Providing privileged documents to the government generally waives the applicable privilege. Under DOJ principles, cooperation credit does not require disclosure of privilege materials, and prosecutors may not request protected notes and memoranda.12 To receive credit under the DOJ's FCPA policies, corporations must disclose "all facts" (which are not privileged) learned "during a company's independent investigation" including "attribution of facts to specific sources" but not where "such attribution [would] violate the attorney-client privilege."13 Providing general impressions of interviews without organizing the presentation in a witness-specific fashion likely will not result in waiver of the privilege.14 However, at least one court found privilege waiver and compelled production of attorney interview memoranda where counsel provided the US regulator with detailed oral summaries of those interview memoranda.15

Key takeaways

First, in order to preserve privilege under US law in the context of cooperation with the government, counsel should avoid providing "oral downloads" of witness interviews where possible and instead provide general impressions of interviews as part of presentation of findings of facts. Further, it is important to carefully document what information was provided to the government in the event of a subsequent dispute about the scope of any possible privilege waiver.
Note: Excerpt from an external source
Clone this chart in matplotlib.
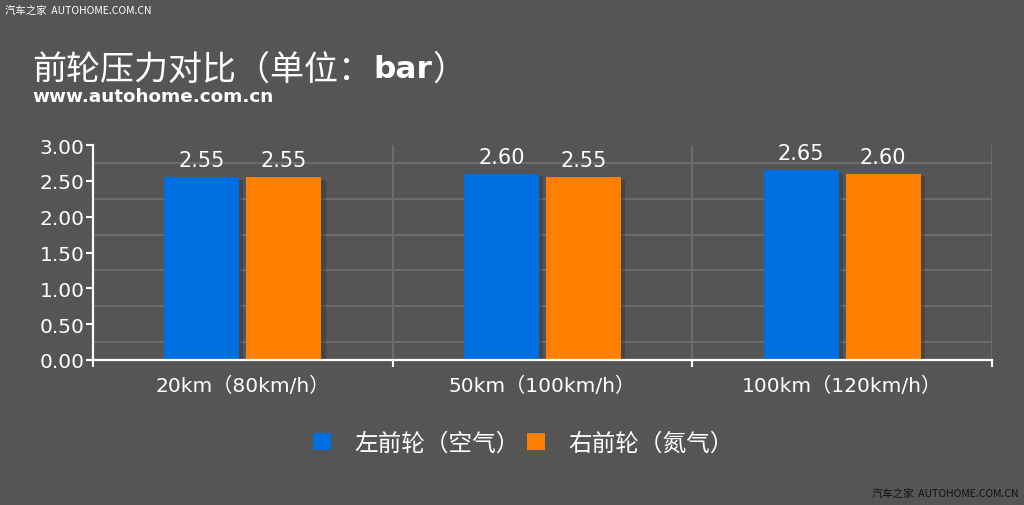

Second, to assist in preserving a claim to litigation privilege under English law, a company should (1) record and analyse all communications with, and actions taken by, the relevant authorities to assist in determining when adversarial proceedings can be said reasonably to be in contemplation; and (2) document the purpose for which particular investigation materials are produced (i.e., to support a claim that the dominant purpose was adversarial litigation). To preserve the legal advice privilege, it is advisable for outside counsel to conduct the interviews in the presence of a representative of the "client" and for outside counsel to prepare interview memoranda which contain counsel's thoughts and impressions sufficient identify the trend of legal advice.

Ultimately, in both jurisdictions, it is important to draft notes and memoranda of witness interviews carefully, in light of the fact that they may ultimately be determined not to be privileged and require disclosure to an adverse party.


  1. See Remarks of Deputy Attorney General Rosenstein delivered at the 32nd Annual ABA National Institute on White Collar Crime (March 2, 2018).
  2. See United States Attorneys' Manual (USAM) § 9-28.000. It is also a relevant factor under the US Sentencing Guidelines in determining the amount of the fine the corporation will pay.
  3. Aggravating circumstances relate to the seriousness of the offense or nature of the offender, including the involvement of executive management in the misconduct. See USAM § 9-47.120.
  4. See The RBS Rights Litigation [2016] EWHC 3161. The court left open the possibility that a corporate entity that demonstrates "some attribute of or addition to the relevant [Notes] which distinguishes them from verbatim transcripts or reveal from an evident process of selection the trend of legal advice being given . . ." may be protected as privileged lawyers' working papers. Id. ¶ 105.
  5. Three Rivers District Council v Governor and Company of the Bank of England (No 5) [2003] Q.B. 1556.
  6. [2017] EWHC 1017, ¶ 154.
  7. Id. ¶ 166-67.
  8. [2017] EWHC 3535, ¶ 62.
  9. Id. ¶ 66.
  10. Upjohn Co. v. United States, 449 U.S. 383, 390 (1981).
  11. In re Gen. Motors LLC Ignition Switch Litig., 80 F. Supp. 3d 521, 529 (S.D.N.Y. 2015).
  12. USAM § 9-28.720.
  13. USAM § 9-47.120(2)(b). See also Memorandum from Deputy Attorney General Sally Yates (Sept. 9, 2016) (stating that companies needed to disclose all facts relating to the individuals responsible for the misconduct in order to receive cooperation credit).
  14. SEC v. Vitesse Semiconductor Corp., 2017 WL 2899082, *3 (S.D.N.Y. July 14, 2011).
  15. SEC v. Herrera, 17-20301 (S.D.Fl. Dec. 5, 2017).